This is an archived article that was published on sltrib.com in 2016, and information in the article may be outdated. It is provided only for personal research purposes and may not be reprinted.

I kill polar bears. I obscure the view of national parks upwind from where I work. Oh, and I also kill between 600 and 2,000 people each year in the Salt Lake Valley, which is also upwind from where I work. Any day, a Sierra Club study will find that I am also responsible for your babies being born naked.

I work at one of those terrible coal-fired power plants in Emery County, which have lately become the whipping boy for every hazard known to mankind. I help provide cheap power for hundreds of thousands of people who enjoy the cost savings coal brings to their lives — not to mention the fact that the power is always there when they want it. I also pay money in taxes that the government is giving to other businesses to put me in the unemployment line.

If I had been a harness maker in 1900 and lost my career because the automobile put me out of business, because it was an obviously better mode of transportation, I would be angry but I could understand the reasoning.

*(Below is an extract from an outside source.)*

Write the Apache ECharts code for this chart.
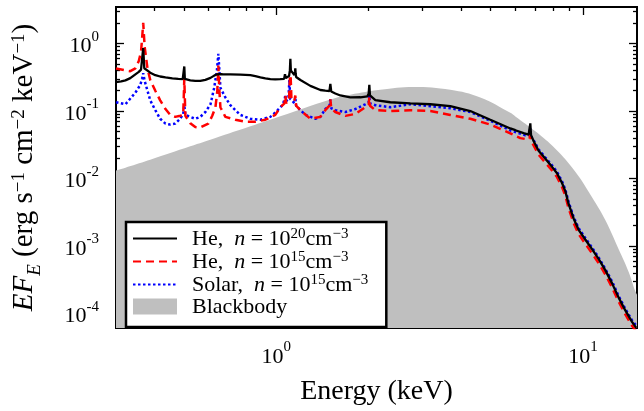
<!DOCTYPE html>
<html>
<head>
<meta charset="utf-8">
<script src="https://cdn.jsdelivr.net/npm/echarts@6/dist/echarts.min.js"></script>
<style>html,body{margin:0;padding:0;background:#fff}#c{width:644px;height:411px}</style>
</head>
<body>
<div id="c"></div>
<script>
// ---- data (energy keV, E*F_E) ----
const heHighPts = [[0.30,0.269],[0.312,0.275],[0.322,0.285],[0.334,0.307],[0.347,0.35],[0.356,0.38],[0.362,0.41],[0.365,0.43],[0.368,0.856],[0.371,0.43],[0.376,0.41],[0.388,0.37],[0.403,0.34],[0.418,0.325],[0.435,0.315],[0.458,0.305],[0.479,0.30],[0.495,0.297],[0.499,0.30],[0.501,0.457],[0.503,0.30],[0.507,0.295],[0.524,0.285],[0.544,0.28],[0.565,0.279],[0.587,0.29],[0.610,0.31],[0.627,0.335],[0.640,0.35],[0.647,0.37],[0.654,0.352],[0.667,0.351],[0.708,0.35],[0.763,0.347],[0.823,0.34],[0.854,0.33],[0.887,0.315],[0.921,0.305],[0.956,0.297],[0.992,0.295],[1.03,0.297],[1.06,0.30],[1.067,0.351],[1.074,0.31],[1.10,0.33],[1.107,0.40],[1.111,0.595],[1.115,0.40],[1.145,0.34],[1.150,0.38],[1.153,0.428],[1.156,0.36],[1.16,0.32],[1.198,0.288],[1.291,0.236],[1.392,0.205],[1.444,0.200],[1.49,0.198],[1.50,0.252],[1.51,0.195],[1.557,0.182],[1.617,0.170],[1.743,0.159],[1.88,0.16],[1.98,0.165],[2.0,0.18],[2.01,0.244],[2.02,0.17],[2.103,0.145],[2.353,0.135],[2.735,0.130],[3.178,0.126],[3.693,0.118],[4.291,0.100],[4.986,0.0743],[5.794,0.0552],[6.017,0.052],[6.40,0.047],[6.646,0.0448],[6.70,0.046],[6.733,0.0657],[6.77,0.044],[6.901,0.0359],[7.165,0.0258],[7.537,0.0196],[7.924,0.0149],[8.227,0.01195],[8.541,0.00859],[8.756,0.00651],[8.976,0.0042],[9.319,0.00256],[9.676,0.00174],[10.17,0.00125],[10.70,0.000897],[11.24,0.000645],[11.82,0.000439],[12.43,0.000282],[13.07,0.000172],[13.74,0.000111],[14.45,0.0000753],[14.92,0.0000611]];

const heLowPts = [[0.30,0.428],[0.322,0.40],[0.334,0.39],[0.347,0.43],[0.356,0.55],[0.362,0.75],[0.365,1.2],[0.368,2.02],[0.372,0.9],[0.380,0.428],[0.388,0.288],[0.403,0.2],[0.418,0.144],[0.435,0.107],[0.451,0.0876],[0.468,0.082],[0.486,0.085],[0.497,0.0876],[0.501,0.30],[0.505,0.085],[0.524,0.066],[0.544,0.058],[0.565,0.057],[0.600,0.0651],[0.618,0.085],[0.633,0.114],[0.642,0.2],[0.647,0.472],[0.652,0.2],[0.657,0.114],[0.682,0.082],[0.735,0.0743],[0.792,0.0695],[0.854,0.0695],[0.921,0.0743],[0.992,0.0876],[1.03,0.114],[1.063,0.13],[1.07,0.17],[1.077,0.13],[1.10,0.15],[1.111,0.428],[1.12,0.15],[1.145,0.14],[1.153,0.17],[1.16,0.12],[1.198,0.103],[1.291,0.0768],[1.392,0.082],[1.444,0.103],[1.49,0.12],[1.50,0.149],[1.51,0.11],[1.557,0.0968],[1.679,0.0848],[1.81,0.0906],[1.951,0.114],[2.0,0.125],[2.01,0.159],[2.02,0.12],[2.103,0.103],[2.353,0.1],[2.735,0.103],[3.178,0.1],[3.693,0.0876],[4.291,0.0768],[4.986,0.063],[5.794,0.0468],[6.246,0.0397],[6.60,0.038],[6.70,0.039],[6.733,0.0552],[6.77,0.036],[6.901,0.031],[7.165,0.0225],[7.537,0.0172],[7.924,0.0132],[8.227,0.0105],[8.541,0.0075],[8.756,0.0056],[8.976,0.0036],[9.319,0.0022],[9.676,0.0015],[10.17,0.00108],[10.70,0.00078],[11.24,0.00056],[11.82,0.00038],[12.43,0.000245],[13.07,0.00015],[13.74,0.000097],[14.45,0.000066],[14.92,0.000054]];

const solarPts = [[0.30,0.135],[0.322,0.126],[0.347,0.187],[0.360,0.244],[0.365,0.3],[0.368,0.363],[0.372,0.28],[0.380,0.2],[0.388,0.144],[0.403,0.103],[0.418,0.0768],[0.435,0.0651],[0.451,0.063],[0.468,0.0651],[0.486,0.0768],[0.497,0.0906],[0.501,0.122],[0.505,0.0876],[0.524,0.082],[0.544,0.0768],[0.565,0.082],[0.587,0.0968],[0.610,0.126],[0.627,0.221],[0.640,0.4],[0.647,0.702],[0.652,0.4],[0.657,0.221],[0.682,0.159],[0.708,0.122],[0.735,0.103],[0.763,0.0876],[0.823,0.0768],[0.887,0.0743],[0.956,0.082],[0.997,0.0968],[1.046,0.122],[1.065,0.15],[1.07,0.175],[1.075,0.14],[1.095,0.15],[1.103,0.288],[1.11,0.15],[1.13,0.14],[1.145,0.13],[1.153,0.159],[1.16,0.12],[1.198,0.103],[1.245,0.0876],[1.34,0.0768],[1.392,0.082],[1.444,0.107],[1.49,0.12],[1.50,0.149],[1.51,0.11],[1.557,0.103],[1.679,0.0968],[1.81,0.107],[1.951,0.126],[2.0,0.135],[2.01,0.17],[2.02,0.13],[2.103,0.122],[2.353,0.114],[2.735,0.126],[3.178,0.118],[3.693,0.11],[4.291,0.0968],[4.986,0.0719],[5.794,0.0516],[6.485,0.0438],[6.646,0.0438],[6.70,0.044],[6.733,0.0552],[6.77,0.042],[6.901,0.037],[7.165,0.027],[7.537,0.0205],[7.924,0.0157],[8.227,0.0126],[8.541,0.0091],[8.756,0.0069],[8.976,0.0045],[9.319,0.0027],[9.676,0.00184],[10.17,0.00132],[10.70,0.00095],[11.24,0.00068],[11.82,0.00046],[12.43,0.0003],[13.07,0.000182],[13.74,0.000117],[14.45,0.0000795],[14.92,0.000066]];

const blackbodyPts = [[0.30,0.0131],[0.388,0.019],[0.524,0.030],[0.633,0.0399],[0.823,0.0595],[1.03,0.0839],[1.50,0.1487],[1.743,0.175],[2.183,0.207],[2.797,0.228],[3.693,0.207],[4.625,0.159],[5.794,0.094],[6.017,0.083],[6.991,0.050],[8.124,0.0276],[9.438,0.0126],[10.70,0.00528],[11.82,0.00242],[13.07,0.000897],[14.09,0.000413],[14.81,0.000213],[15,0.00019]];

// ticks
const xMajorTicks = [1, 10];
const xMinorTicks = [0.4,0.5,0.6,0.7,0.8,0.9,2,3,4,5,6,7,8,9];
const yMajorTicks = [0.0001, 0.001, 0.01, 0.1, 1];
const yMinorTicks = [0.00007,0.00008,0.00009,0.0002,0.0003,0.0004,0.0005,0.0006,0.0007,0.0008,0.0009,0.002,0.003,0.004,0.005,0.006,0.007,0.008,0.009,0.02,0.03,0.04,0.05,0.06,0.07,0.08,0.09,0.2,0.3,0.4,0.5,0.6,0.7,0.8,0.9,2,3];
const xTickExp = ['0', '1'];
const yTickExp = ['-4', '-3', '-2', '-1', '0'];

const legendLabels = {
  heHigh: '{t|He,  }{it|n}{t| = 10}{sup|20}{t|cm}{sup|−3}',
  heLow: '{t|He,  }{it|n}{t| = 10}{sup|15}{t|cm}{sup|−3}',
  solar: '{t|Solar,  }{it|n}{t| = 10}{sup|15}{t|cm}{sup|−3}',
  bb: '{t|Blackbody}'
};

const FONT = 'Liberation Serif';
const X_MIN = 0.3, X_MAX = 15, Y_MIN = 6.1e-5, Y_MAX = 3.48;

function nearestIdx(arr, v) {
  let best = 0;
  arr.forEach((a, i) => { if (Math.abs(Math.log10(a) - Math.log10(v)) < Math.abs(Math.log10(arr[best]) - Math.log10(v))) best = i; });
  return best;
}
const tickRich = {
  b: { fontFamily: FONT, fontSize: 22, color: '#000', lineHeight: 28, verticalAlign: 'bottom' },
  sup: { fontFamily: FONT, fontSize: 15, color: '#000', lineHeight: 15, verticalAlign: 'top' }
};

function xAx(pos, ticks, len, labels) {
  return {
    type: 'log', logBase: 10, min: X_MIN, max: X_MAX, position: pos, gridIndex: 0,
    axisLine: { show: true, onZero: false, lineStyle: { color: '#000', width: 2 } },
    axisTick: { show: true, inside: true, length: len, customValues: ticks, lineStyle: { color: '#000', width: 1.3 } },
    axisLabel: labels ? {
      show: true, customValues: xMajorTicks, margin: 12,
      formatter: v => '{b|10}{sup|' + xTickExp[nearestIdx(xMajorTicks, v)] + '}',
      rich: tickRich
    } : { show: false },
    splitLine: { show: false }, minorTick: { show: false }, minorSplitLine: { show: false }
  };
}
function yAx(pos, ticks, len, labels) {
  return {
    type: 'log', logBase: 10, min: Y_MIN, max: Y_MAX, position: pos, gridIndex: 0,
    axisLine: { show: true, onZero: false, lineStyle: { color: '#000', width: 2 } },
    axisTick: { show: true, inside: true, length: len, customValues: ticks, lineStyle: { color: '#000', width: 1.3 } },
    axisLabel: labels ? {
      show: true, customValues: yMajorTicks, margin: 17,
      formatter: v => '{b|10}{sup|' + yTickExp[nearestIdx(yMajorTicks, v)] + '}',
      rich: tickRich
    } : { show: false },
    splitLine: { show: false }, minorTick: { show: false }, minorSplitLine: { show: false }
  };
}

const xAxes = [
  Object.assign(xAx('bottom', xMajorTicks, 8, true), {
    name: 'Energy (keV)', nameLocation: 'middle', nameGap: 50,
    nameTextStyle: { fontFamily: FONT, fontSize: 28, color: '#000' }
  }),
  xAx('bottom', xMinorTicks, 4, false),
  xAx('top', xMajorTicks, 8, false),
  xAx('top', xMinorTicks, 4, false)
];
const yAxes = [
  Object.assign(yAx('left', yMajorTicks, 8, true), {
    name: '{it|EF}{sub|E}{t| (erg s}{sup|−1}{t| cm}{sup|−2}{t| keV}{sup|−1}{t|)}',
    nameLocation: 'middle', nameGap: 72, nameRotate: 90,
    nameTextStyle: {
      rich: {
        it: { fontFamily: FONT, fontStyle: 'italic', fontSize: 29, color: '#000', lineHeight: 34, verticalAlign: 'top' },
        t: { fontFamily: FONT, fontSize: 29, color: '#000', lineHeight: 34, verticalAlign: 'top' },
        sup: { fontFamily: FONT, fontSize: 19, color: '#000', lineHeight: 19, verticalAlign: 'top' },
        sub: { fontFamily: FONT, fontStyle: 'italic', fontSize: 19, color: '#000', lineHeight: 19, verticalAlign: 'bottom' }
      }
    }
  }),
  yAx('left', yMinorTicks, 4, false),
  yAx('right', yMajorTicks, 8, false),
  yAx('right', yMinorTicks, 4, false)
];

const hideSym = { opacity: 0 };
const option = {
  animation: false,
  backgroundColor: '#fff',
  grid: { left: 116, top: 7, width: 521, height: 331, containLabel: false },
  legend: {
    orient: 'vertical', left: 126, top: 222,
    padding: [5, 18, 9, 6],
    backgroundColor: '#fff', borderColor: '#000', borderWidth: 2.5, borderRadius: 0,
    itemWidth: 44, itemHeight: 16, itemGap: 0,
    data: [
      { name: 'heHigh', itemStyle: hideSym },
      { name: 'heLow', itemStyle: hideSym },
      { name: 'solar', itemStyle: hideSym },
      { name: 'bb', icon: 'rect', itemStyle: { color: '#bfbfbf', opacity: 1 } }
    ],
    formatter: n => legendLabels[n],
    textStyle: {
      padding: [0, 0, 0, 10],
      rich: {
        t: { fontFamily: FONT, fontSize: 22, color: '#000', lineHeight: 23, verticalAlign: 'bottom' },
        it: { fontFamily: FONT, fontStyle: 'italic', fontSize: 22, color: '#000', lineHeight: 23, verticalAlign: 'bottom' },
        sup: { fontFamily: FONT, fontSize: 15, color: '#000', lineHeight: 14, verticalAlign: 'top' }
      }
    }
  },
  xAxis: xAxes,
  yAxis: yAxes,
  series: [
    { name: 'bb', type: 'line', data: blackbodyPts, symbol: 'none', smooth: 0.4, z: 1,
      lineStyle: { width: 0, color: '#bfbfbf' }, itemStyle: { color: '#bfbfbf' },
      areaStyle: { color: '#bfbfbf', opacity: 1, origin: 'start' } },
    { name: 'solar', type: 'line', data: solarPts, symbol: 'none', z: 3,
      lineStyle: { color: '#0000ff', width: 2.5, type: [2.5, 2.5] }, itemStyle: { color: '#0000ff' } },
    { name: 'heLow', type: 'line', data: heLowPts, symbol: 'none', z: 4,
      lineStyle: { color: '#ff0000', width: 2.5, type: [8, 5] }, itemStyle: { color: '#ff0000' } },
    { name: 'heHigh', type: 'line', data: heHighPts, symbol: 'none', z: 5,
      lineStyle: { color: '#000000', width: 2.3, type: 'solid' }, itemStyle: { color: '#000000' } }
  ]
};

const chart = echarts.init(document.getElementById('c'), null, { renderer: 'canvas' });
chart.setOption(option);
</script>
</body>
</html>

But wind and solar power, which are trying to put my industry out of business, are not more efficient, nor cheaper. Only by generous government subsidies are they anywhere near affordable compared to coal energy. Add to that the cost of legal wrangling due to the brother-in-law relationship between the EPA and environmental groups, and it's easy to feel like I'm in someone's crosshairs.

Our power plants run most efficiently at full load. Yet we are continually running from minimum to maximum load chasing wind, solar and hydro availability. We chase them because they are not a steady producer of power. On cloudy, windless days, we are called upon to deliver the power to our customers that wind and solar can't. We are always there, always ready to provide you with the power you need to write your opinions to The Tribune on your laptop with your cheap power about how horrible those coal-fired plants are. Then you can jump into your electric car, which has been charging on that cheap coal-fired power, and go do whatever with the money that you saved by having cheap, coal-fired electricity.

When the environmental groups and the government have succeeded in putting the coal industry out of business, enjoy those brown-outs while you sit at home, because all that extra cash you once had is going to pay your electricity bill, which for some reason has tripled.

Price resident Charles Fausett has lived and worked in Carbon County most of his life.